Note: when proxying to Ollama's OpenAI-compatible API, the upstream Ollama model name still needs to be supplied. One simple pattern is to set it in defaults.model and let the gateway inject it.

Llamafile

  • Verified directly with the newer llamafile runner in tmp-codex/llamafile
  • Verified through RoleMesh Gateway proxy routing
  • Verified role switching between two live backends
  • Tested successfully with:
    • phi-2.Q5_K_M.llamafile
    • rocket-3b.Q5_K_M.llamafile

Example launch:

./llamafile --server -m /path/to/model.gguf --host 127.0.0.1 --port 8011 --nobrowser

In this case, /path/to/model.gguf is where the actual weights are chosen, and RoleMesh only points to that running server.

llama.cpp / llama-server

  • Verified live through the RoleMesh Node Agent on NVIDIA GPUs
  • Tested with /home/netuser/bin/llama.cpp/build/bin/llama-server
  • Tested model load and model switching on Tesla P40 GPUs
  • Tested successfully with:
    • gemma-2b-it-q8_0.gguf
    • Mistral-7B-Instruct-v0.3-Q5_K_M.gguf

The node agent now waits for llama-server readiness during model load or model switch before proxying the first request, which avoids transient "Loading model" failures on cold start.

Multi-host (node registration)

If you want machines to host backends and “register” them dynamically, run a tiny node agent on each backend host (or just call the registration endpoint from your own tooling).

  • Gateway endpoint: POST /v1/nodes/register
  • Node payload describes which concrete upstream model IDs it serves, which roles each model can satisfy, and the base URL to reach its OpenAI-compatible backend.

In discovered mode, RoleMesh now treats these as separate concepts:

  • client alias: what the caller sends, such as tutor
  • role: the capability used for routing, such as tutor or critic
  • upstream model ID: the concrete model name served by the selected node, such as qwen3-8b

That means a node can advertise one served model for multiple roles, and the gateway can rewrite the forwarded request from a stable alias to the selected upstream model ID.

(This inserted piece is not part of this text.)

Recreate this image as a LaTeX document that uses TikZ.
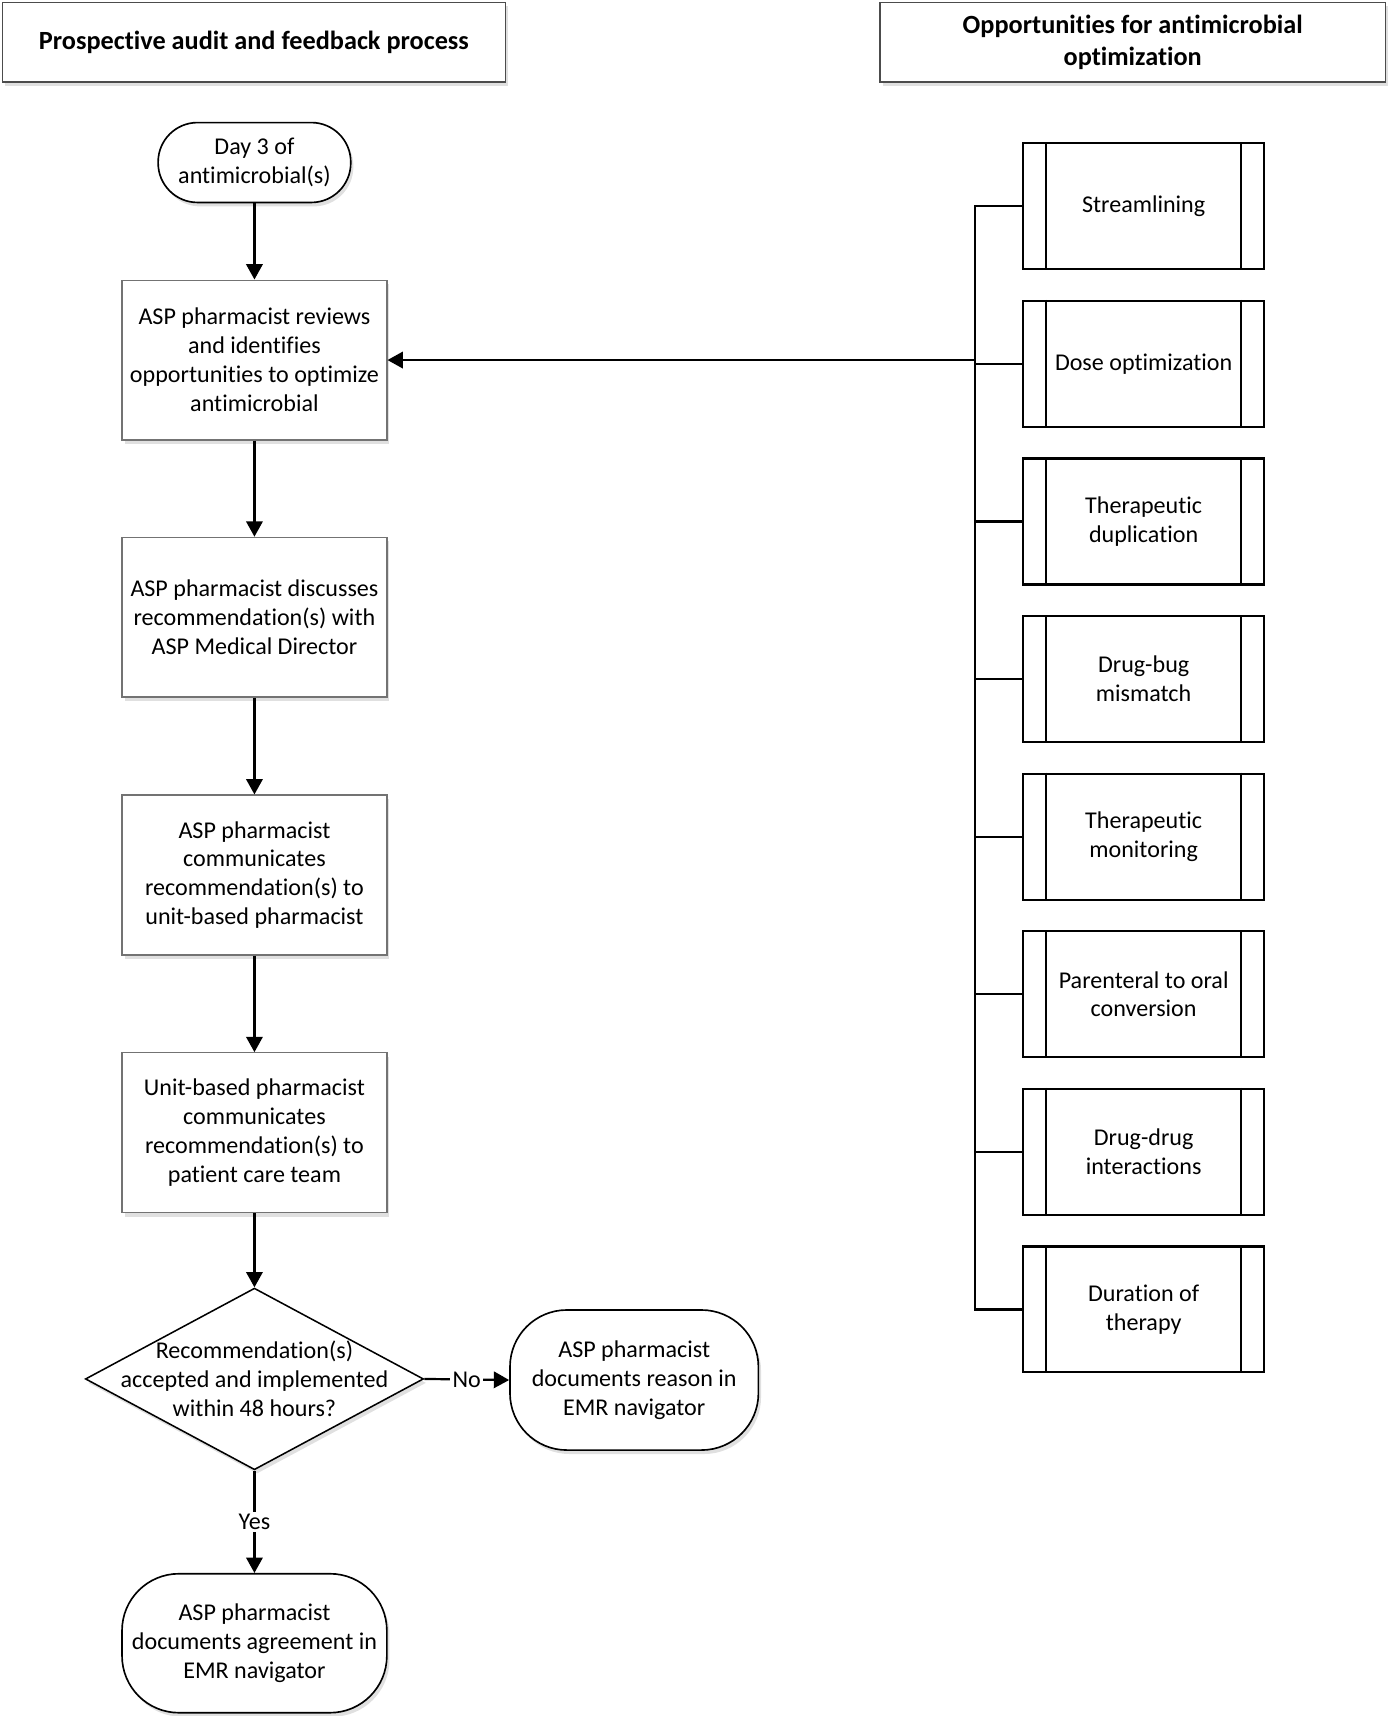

See: docs/DEPLOYMENT.md and docs/CONFIG.md.

Status

This repository is a preliminary scaffold:

  • Proxying to OpenAI-compatible upstreams works.
  • Registration and load-selection are implemented (basic round-robin).
  • API-key auth for clients and nodes is available.
  • Persistence is basic JSON-backed state, not a full service registry.
  • Gateway proxying has been exercised live with Ollama and llamafile.
  • Node-agent managed inference has been exercised live with llama-server on CUDA hardware.

Availability Semantics

RoleMesh Gateway now distinguishes between configured aliases and currently usable aliases.

  • GET /v1/models advertises only aliases whose upstreams are reachable right now
  • unavailable aliases are reported under rolemesh.unavailable_models
  • GET /ready returns 200 only when the configured default_model is currently usable
  • GET /health remains a lightweight process health check and does not probe upstreams
  • discovered nodes are removed from routing once they become stale

This makes the API surface more truthful for clients that rely on the advertised role list.

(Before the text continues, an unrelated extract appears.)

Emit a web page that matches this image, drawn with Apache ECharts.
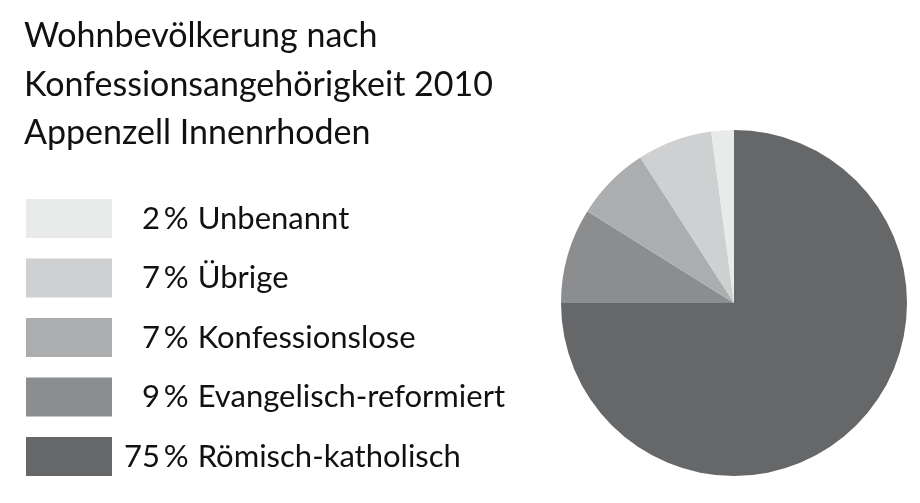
<!DOCTYPE html>
<html>
<head>
<meta charset="utf-8">
<script src="https://cdn.jsdelivr.net/npm/echarts@6/dist/echarts.min.js"></script>
<style>
  html, body { margin: 0; padding: 0; background: #fff; }
  #container1 { width: 920px; height: 503px; }
</style>
</head>
<body>
<div id="container1"></div>
<script>
var titleLines = ['Wohnbevölkerung nach', 'Konfessionsangehörigkeit 2010', 'Appenzell Innenrhoden'];
// pie order, clockwise from 12 o'clock
var names = ['Römisch-katholisch', 'Evangelisch-reformiert', 'Konfessionslose', 'Übrige', 'Unbenannt'];
var values = [75.0, 8.9, 7.0, 7.0, 2.1];
var colors = ['#666769', '#8c8d8f', '#acadaf', '#cfd0d1', '#e9eaea'];
var legendOrder = ['Unbenannt', 'Übrige', 'Konfessionslose', 'Evangelisch-reformiert', 'Römisch-katholisch'];

var fontName = 'Lato';
var dom1 = document.getElementById('container1');
var myChart1 = echarts.init(dom1, null, { renderer: 'canvas' });

var total = values.reduce(function (a, b) { return a + b; }, 0);
var pieData = [];
for (var i = 0; i < names.length; i++) {
    pieData.push({ name: names[i], value: values[i], itemStyle: { color: colors[i] } });
}

function pctText(name) {
    var p = String(Math.round(values[names.indexOf(name)] / total * 100));
    if (p.length < 2) p = '\u2007' + p;   // figure space keeps the digits right-aligned
    return p + '\u2009%';
}

var option1 = {
    backgroundColor: '#fff',
    animation: false,
    title: {
        text: titleLines.join('\n'),
        left: 19,
        top: 7,
        textStyle: {
            fontFamily: fontName,
            fontSize: 34,
            fontWeight: 'normal',
            color: '#111',
            lineHeight: 48.5
        }
    },
    legend: {
        orient: 'vertical',
        left: 21,
        top: 194,
        data: legendOrder,
        icon: 'rect',
        itemWidth: 86,
        itemHeight: 39,
        itemGap: 20.5,
        selectedMode: false,
        formatter: function (name) {
            return '{p|' + pctText(name) + '}{n|' + name + '}';
        },
        textStyle: {
            rich: {
                p: {
                    fontFamily: fontName, fontSize: 31, color: '#111',
                    padding: [0, 0, 0, 7], lineHeight: 39
                },
                n: {
                    fontFamily: fontName, fontSize: 31, color: '#111',
                    padding: [0, 0, 0, 9], lineHeight: 39
                }
            }
        }
    },
    series: [
        {
            type: 'pie',
            center: [734, 303],
            radius: 173,
            startAngle: 90,
            clockwise: true,
            label: { show: false },
            labelLine: { show: false },
            emphasis: { disabled: true },
            itemStyle: { borderWidth: 0 },
            data: pieData
        }
    ]
};
myChart1.setOption(option1);
</script>
</body>
</html>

By default, registered nodes become stale after 30 seconds without a fresh heartbeat or registration event. You can change that with ROLE_MESH_NODE_STALE_AFTER_S.

License

MIT. See LICENSE.

Node Agent (per-host)

This repo also includes a RoleMesh Node Agent (rolemesh-node-agent) that can manage persistent llama.cpp servers (one per GPU) and report inventory/metrics back to the gateway.

  • Sample config: configs/node_agent.example.yaml
  • Docs: docs/NODE_AGENT.md

Safe-by-default binding

Gateway and node-agent default to binding on 127.0.0.1 to avoid accidental exposure. Bind only to private/LAN or VPN interfaces and firewall ports if you need remote access.